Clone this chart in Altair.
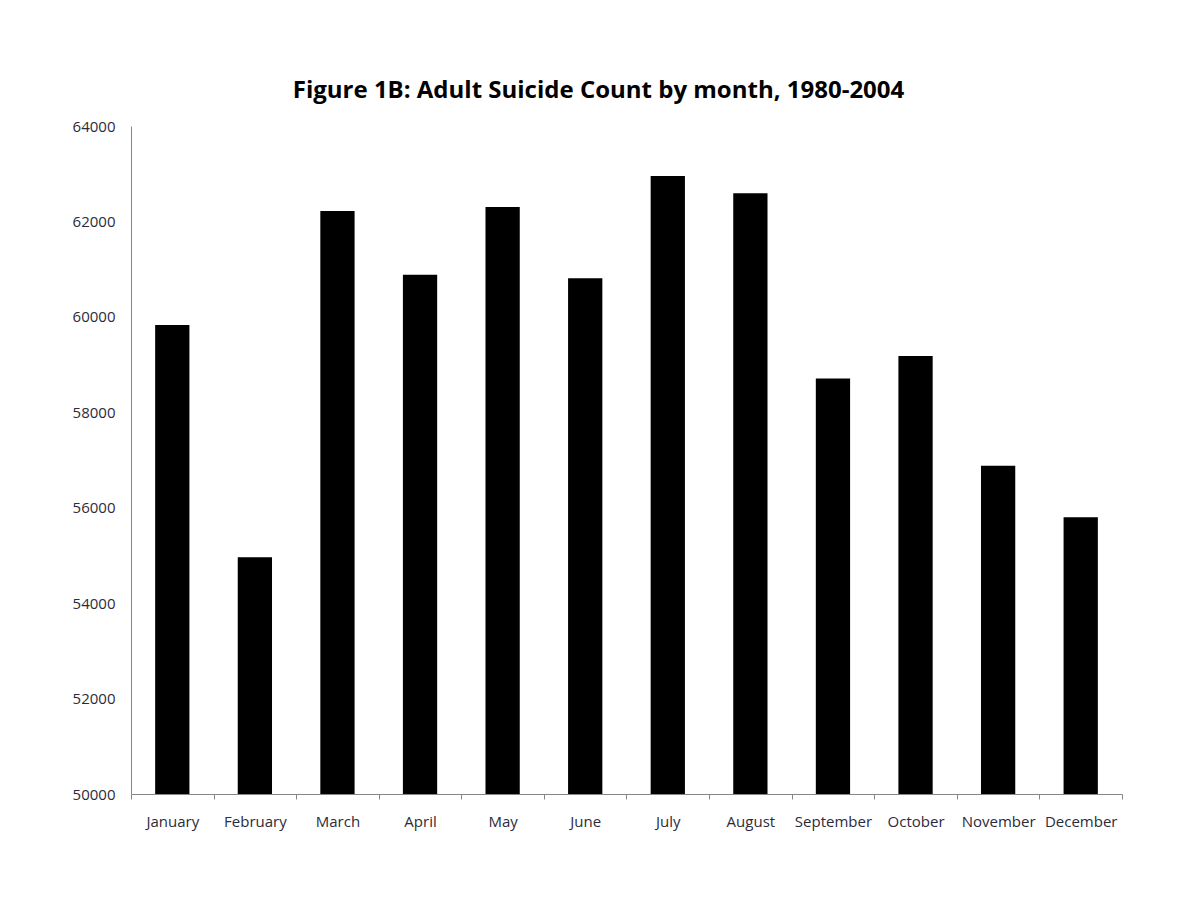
import altair as alt
import pandas as pd

months = ["January", "February", "March", "April", "May", "June", "July",
          "August", "September", "October", "November", "December"]
counts = [59830, 54960, 62220, 60880, 62300, 60810, 62950, 62590,
          58710, 59180, 56880, 55800]
y_ticks = [50000, 52000, 54000, 56000, 58000, 60000, 62000, 64000]
baseline = 50000

df = pd.DataFrame({"month": months, "count": counts})

FONT = "Open Sans"

chart = alt.Chart(df).mark_bar(
    color="#000000", width={"band": 0.415}, clip=True
).encode(
    x=alt.X("month:N", sort=months,
            scale=alt.Scale(paddingInner=0, paddingOuter=0),
            axis=alt.Axis(title=None, labelAngle=0, tickBand="extent",
                          tickSize=5, tickColor="#868686", domainColor="#868686",
                          labelFont=FONT, labelFontSize=15, labelColor="#2b2b3b",
                          labelPadding=15)),
    y=alt.Y("count:Q",
            scale=alt.Scale(domain=[50000, 64000], nice=False, zero=False),
            axis=alt.Axis(title=None, values=y_ticks, format="d", grid=False,
                          ticks=False, domainColor="#868686",
                          labelFont=FONT, labelFontSize=15, labelColor="#2b2b3b",
                          labelPadding=16)),
    y2=alt.datum(baseline),
).properties(
    width=991, height=668,
    background="white",
    title=alt.TitleParams("Figure 1B: Adult Suicide Count by month, 1980-2004",
                          font=FONT, fontSize=24, fontWeight="bold",
                          color="#000000", anchor="middle", dx=-28, offset=16),
    autosize=alt.AutoSizeParams(type="none"),
    padding={"left": 123, "top": 118, "right": 70, "bottom": 100},
).configure_view(strokeWidth=0, stroke=None)

chart.save("out.html", embed_options={"renderer": "svg", "actions": False})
.....
# [Task to complete]
From the first line above to the line containing "import pandas as pd", repeat each line exactly. Pictures stay out.

# [Exercise answer]
Clone this chart in Altair.
import altair as alt
import pandas as pd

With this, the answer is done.